Hi,
This question is about the Elastic Web Crawler, not the App Search Crawler. I'm having such a bad time with the below issue:
- When the crawler finishes a particular crawling, I can see the status got updated to Success:
- However, upon clicking on that "success" request, that stats given seems to be returned as the final stage -> "purge" stage stats in stead of the "primary" stage stats:
- The reason I know for sure this is the stats for "purge" stage is because when I look at the log, the crawling did ran for ~40 minutes, which is the correct times it usually need for our big website (we have about ~6k of pages). This is what the RAW JSON tab displays:
{
"id": "6658400f5295451c68e6cf79",
"type": "full",
"status": "success",
"created_at": "2024-05-30T08:59:59Z",
"begun_at": "2024-05-30T09:00:03Z",
"completed_at": "2024-05-30T09:40:03Z",
"crawl_config": {
"crawl_rules": [
{
"policy": "deny",
"url_pattern": "\\Ahttps://centernet\\.fredhutch\\.org.*\\?",
"source": "domain=https://centernet.fredhutch.org policy=deny rule=contains pattern=?"
},
{
"policy": "allow",
"url_pattern": "\\Ahttps://centernet\\.fredhutch\\.org.*",
"source": "domain=https://centernet.fredhutch.org, default allow all rule"
}
],
"max_crawl_depth": 10,
"seed_urls": [
"https://centernet.fredhutch.org/"
],
"sitemap_urls": [
"https://centernet.fredhutch.org/sitemap.xml"
],
"domain_allowlist": [
"https://centernet.fredhutch.org"
],
"deduplication_settings": [
{
"fields": [
"body_content",
"domains",
"headings",
"links",
"meta_description",
"meta_keywords",
"title"
],
"url_pattern": "\\Ahttps://centernet\\.fredhutch\\.org.*",
"source": "domain=https://centernet.fredhutch.org deduplication_enabled=true deduplication_fields=[\"title\", \"body_content\", \"meta_keywords\", \"meta_description\", \"links\", \"headings\"]"
}
],
"content_extraction_enabled": true,
"content_extraction_mime_types": [
"application/pdf",
"application/vnd.openxmlformats-officedocument.wordprocessingml.document",
"application/msword",
"application/rtf",
"application/vnd.ms-excel",
"application/vnd.openxmlformats-officedocument.spreadsheetml.sheet",
"application/vnd.oasis.opendocument.text",
"application/vnd.openxmlformats-officedocument.presentationml.presentation",
"application/vnd.ms-powerpoint",
"application/vnd.openxmlformats-officedocument.presentationml.slideshow"
]
},
"stats": {
"timestamp": "2024-05-30T09:40:03Z",
"event_id": "66584973608533fc3e4d61be",
"status": {
"crawl_duration_msec": 14595,
"http_client": {
"max_connections": 100,
"used_connections": 2
},
"crawling_time_msec": 1531,
"active_threads": 0,
"pages_visited": 21,
"queue_size": 0,
"urls_allowed": 21,
"avg_response_time_msec": 72.9047619047619,
"status_codes": {
"200": 21
}
},
"crawl": {
"id": "6658400f5295451c68e6cf79",
"stage": "purge"
}
}
}
- When I check the actual log of the dataset -> elastic_crawler, the log details seems to matches the RAW JSON in the way that it logged the final stat as "purge" stage, instead of "primary" stage.
-
This is NOT the expected logging behavior for either Elastic Web Crawler or the App Search Crawler.
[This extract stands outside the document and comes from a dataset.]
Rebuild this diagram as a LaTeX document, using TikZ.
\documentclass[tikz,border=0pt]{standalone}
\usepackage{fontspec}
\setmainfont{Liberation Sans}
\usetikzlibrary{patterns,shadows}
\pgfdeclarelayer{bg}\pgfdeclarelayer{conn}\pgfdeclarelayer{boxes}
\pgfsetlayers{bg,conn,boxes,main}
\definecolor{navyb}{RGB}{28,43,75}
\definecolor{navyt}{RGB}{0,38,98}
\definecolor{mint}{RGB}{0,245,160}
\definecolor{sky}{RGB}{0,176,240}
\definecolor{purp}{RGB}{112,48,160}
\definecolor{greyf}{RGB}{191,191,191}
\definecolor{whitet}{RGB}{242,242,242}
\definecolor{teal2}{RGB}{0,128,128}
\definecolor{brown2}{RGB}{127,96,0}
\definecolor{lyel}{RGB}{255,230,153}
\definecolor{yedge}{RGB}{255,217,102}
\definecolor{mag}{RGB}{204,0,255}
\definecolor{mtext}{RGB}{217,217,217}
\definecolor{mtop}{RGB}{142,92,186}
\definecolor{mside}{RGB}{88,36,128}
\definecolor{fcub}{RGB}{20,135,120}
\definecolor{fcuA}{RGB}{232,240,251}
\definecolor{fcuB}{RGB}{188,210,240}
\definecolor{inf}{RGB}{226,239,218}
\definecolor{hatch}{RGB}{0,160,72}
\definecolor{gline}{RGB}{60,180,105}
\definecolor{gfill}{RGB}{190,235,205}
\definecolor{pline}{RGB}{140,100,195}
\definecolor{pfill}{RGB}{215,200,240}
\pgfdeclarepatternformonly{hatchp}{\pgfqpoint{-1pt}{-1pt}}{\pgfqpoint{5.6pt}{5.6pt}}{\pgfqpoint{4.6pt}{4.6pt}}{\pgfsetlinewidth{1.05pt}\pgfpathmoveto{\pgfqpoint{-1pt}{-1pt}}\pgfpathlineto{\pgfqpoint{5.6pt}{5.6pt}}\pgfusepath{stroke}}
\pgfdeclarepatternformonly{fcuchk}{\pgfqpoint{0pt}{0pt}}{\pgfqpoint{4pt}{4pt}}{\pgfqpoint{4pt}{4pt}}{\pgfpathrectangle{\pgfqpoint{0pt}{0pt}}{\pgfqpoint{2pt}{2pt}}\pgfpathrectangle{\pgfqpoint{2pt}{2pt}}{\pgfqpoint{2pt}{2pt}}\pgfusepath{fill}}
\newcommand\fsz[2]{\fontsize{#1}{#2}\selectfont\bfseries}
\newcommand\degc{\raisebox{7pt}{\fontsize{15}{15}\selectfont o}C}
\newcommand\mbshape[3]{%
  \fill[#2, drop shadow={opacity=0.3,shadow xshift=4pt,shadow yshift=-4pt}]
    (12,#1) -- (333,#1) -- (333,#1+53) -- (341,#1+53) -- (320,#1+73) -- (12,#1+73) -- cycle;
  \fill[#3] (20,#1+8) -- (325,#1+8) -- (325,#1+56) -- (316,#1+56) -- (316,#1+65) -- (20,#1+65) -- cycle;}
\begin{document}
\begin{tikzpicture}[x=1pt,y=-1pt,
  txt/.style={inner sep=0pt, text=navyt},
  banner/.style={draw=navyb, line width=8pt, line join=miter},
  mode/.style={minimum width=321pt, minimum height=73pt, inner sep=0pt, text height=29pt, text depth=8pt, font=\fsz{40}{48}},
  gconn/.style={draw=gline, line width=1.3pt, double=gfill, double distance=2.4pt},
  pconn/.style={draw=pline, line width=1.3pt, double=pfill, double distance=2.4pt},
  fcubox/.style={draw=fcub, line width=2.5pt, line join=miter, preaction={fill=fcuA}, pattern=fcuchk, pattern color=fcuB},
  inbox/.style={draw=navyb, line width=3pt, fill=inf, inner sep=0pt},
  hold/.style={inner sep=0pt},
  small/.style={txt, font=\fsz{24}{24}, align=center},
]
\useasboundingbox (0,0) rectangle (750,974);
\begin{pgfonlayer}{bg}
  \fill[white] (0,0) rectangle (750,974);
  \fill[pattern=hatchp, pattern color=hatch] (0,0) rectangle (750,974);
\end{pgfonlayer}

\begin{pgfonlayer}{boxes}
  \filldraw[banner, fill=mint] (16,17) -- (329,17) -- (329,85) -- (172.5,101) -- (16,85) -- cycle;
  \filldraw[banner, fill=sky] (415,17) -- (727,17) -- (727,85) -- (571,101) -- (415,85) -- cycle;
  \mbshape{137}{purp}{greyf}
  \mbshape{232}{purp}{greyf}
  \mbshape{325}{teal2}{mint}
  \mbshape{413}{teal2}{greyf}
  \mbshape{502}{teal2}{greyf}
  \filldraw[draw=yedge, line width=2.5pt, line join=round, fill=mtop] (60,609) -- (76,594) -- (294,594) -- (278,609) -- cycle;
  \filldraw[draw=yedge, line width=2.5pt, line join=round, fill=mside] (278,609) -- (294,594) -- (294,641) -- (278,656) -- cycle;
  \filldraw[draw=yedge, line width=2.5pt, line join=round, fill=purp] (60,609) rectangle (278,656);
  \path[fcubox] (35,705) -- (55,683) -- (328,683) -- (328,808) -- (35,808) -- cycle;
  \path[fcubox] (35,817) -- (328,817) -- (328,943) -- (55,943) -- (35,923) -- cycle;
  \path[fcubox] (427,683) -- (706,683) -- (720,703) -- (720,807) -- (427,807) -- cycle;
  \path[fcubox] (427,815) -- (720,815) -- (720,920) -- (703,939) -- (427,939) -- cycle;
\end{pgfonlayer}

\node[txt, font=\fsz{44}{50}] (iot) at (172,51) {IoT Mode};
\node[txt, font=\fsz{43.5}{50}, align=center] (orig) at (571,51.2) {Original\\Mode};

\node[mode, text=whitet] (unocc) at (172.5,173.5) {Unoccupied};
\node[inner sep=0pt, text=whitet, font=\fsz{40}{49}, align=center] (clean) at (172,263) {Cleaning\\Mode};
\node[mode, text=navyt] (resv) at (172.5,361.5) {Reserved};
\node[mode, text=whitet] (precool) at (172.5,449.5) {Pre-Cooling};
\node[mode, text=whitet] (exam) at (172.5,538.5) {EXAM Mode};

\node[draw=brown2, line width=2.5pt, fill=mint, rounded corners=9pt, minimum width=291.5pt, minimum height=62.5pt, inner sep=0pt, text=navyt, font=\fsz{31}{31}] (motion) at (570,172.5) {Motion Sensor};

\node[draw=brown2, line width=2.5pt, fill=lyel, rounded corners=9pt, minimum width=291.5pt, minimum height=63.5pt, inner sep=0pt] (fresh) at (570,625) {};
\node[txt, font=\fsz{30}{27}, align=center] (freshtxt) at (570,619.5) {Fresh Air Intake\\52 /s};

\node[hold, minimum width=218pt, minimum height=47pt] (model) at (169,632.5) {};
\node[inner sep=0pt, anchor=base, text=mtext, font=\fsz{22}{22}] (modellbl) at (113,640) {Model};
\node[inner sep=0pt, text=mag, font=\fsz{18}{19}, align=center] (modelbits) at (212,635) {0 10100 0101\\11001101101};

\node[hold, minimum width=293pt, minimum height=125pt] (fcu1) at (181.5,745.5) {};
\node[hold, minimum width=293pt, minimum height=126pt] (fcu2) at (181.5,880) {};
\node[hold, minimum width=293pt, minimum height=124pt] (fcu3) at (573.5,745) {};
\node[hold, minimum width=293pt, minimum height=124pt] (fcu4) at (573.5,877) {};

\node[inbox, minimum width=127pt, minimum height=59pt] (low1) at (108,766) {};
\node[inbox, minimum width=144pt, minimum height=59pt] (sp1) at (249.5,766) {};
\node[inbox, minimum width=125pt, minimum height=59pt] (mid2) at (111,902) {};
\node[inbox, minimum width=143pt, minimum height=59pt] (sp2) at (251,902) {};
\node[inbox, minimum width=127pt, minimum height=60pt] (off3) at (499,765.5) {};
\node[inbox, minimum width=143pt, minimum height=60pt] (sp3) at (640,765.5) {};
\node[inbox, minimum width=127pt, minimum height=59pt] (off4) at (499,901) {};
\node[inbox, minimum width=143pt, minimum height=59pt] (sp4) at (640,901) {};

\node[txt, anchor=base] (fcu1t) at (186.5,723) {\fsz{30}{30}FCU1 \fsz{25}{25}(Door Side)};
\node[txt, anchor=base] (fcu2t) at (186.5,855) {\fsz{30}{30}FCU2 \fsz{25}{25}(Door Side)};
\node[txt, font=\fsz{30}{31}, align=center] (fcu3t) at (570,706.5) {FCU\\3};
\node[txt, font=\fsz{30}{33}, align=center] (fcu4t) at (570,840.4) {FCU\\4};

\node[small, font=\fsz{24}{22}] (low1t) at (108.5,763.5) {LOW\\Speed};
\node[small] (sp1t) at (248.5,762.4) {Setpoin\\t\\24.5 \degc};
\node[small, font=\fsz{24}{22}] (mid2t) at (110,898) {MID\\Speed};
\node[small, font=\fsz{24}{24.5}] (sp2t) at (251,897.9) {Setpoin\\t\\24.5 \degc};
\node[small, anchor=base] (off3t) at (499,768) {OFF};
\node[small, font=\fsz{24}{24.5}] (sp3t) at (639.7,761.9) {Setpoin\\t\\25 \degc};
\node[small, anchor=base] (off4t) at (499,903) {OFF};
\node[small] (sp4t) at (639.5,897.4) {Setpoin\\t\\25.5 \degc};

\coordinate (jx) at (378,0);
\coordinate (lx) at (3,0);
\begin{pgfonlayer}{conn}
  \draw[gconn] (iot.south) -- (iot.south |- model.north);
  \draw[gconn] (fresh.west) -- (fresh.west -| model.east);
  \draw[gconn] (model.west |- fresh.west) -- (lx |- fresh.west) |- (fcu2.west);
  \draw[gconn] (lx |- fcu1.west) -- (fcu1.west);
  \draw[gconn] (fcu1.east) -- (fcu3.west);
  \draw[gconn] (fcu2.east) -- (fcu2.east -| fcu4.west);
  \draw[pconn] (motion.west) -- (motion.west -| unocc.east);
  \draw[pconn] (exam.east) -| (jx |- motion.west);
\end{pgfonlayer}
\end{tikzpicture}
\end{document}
The final log of these crawlers should log the stage as "primary" instead of "purge" so that the window/tab -> Craw requests could display the correct stats for the main stage of crawlings. In my case, the numbers such as "URLs", "Pages"... should show somewhere in the ~6,000 documents ranges, not 22 like the above pic.
-
I know the final stage of a crawling will always be the "purge" stage. But believe me, you can set up some of these test crawlings in your test instances and see it for yourself. The final log of the crawlers should say "primary" and display the numbers for this stage, as the stats for this stage are the most important summarized stats for the whole crawling.
I have no idea how to resolve this problem, and to make the matter worse, I have 2 clusters: QA and PROD. The crawling in the QA cluster did show the correct number, as in stats for “primary” stage, but the PROD cluster number is skewed and display "purge" stage stats only.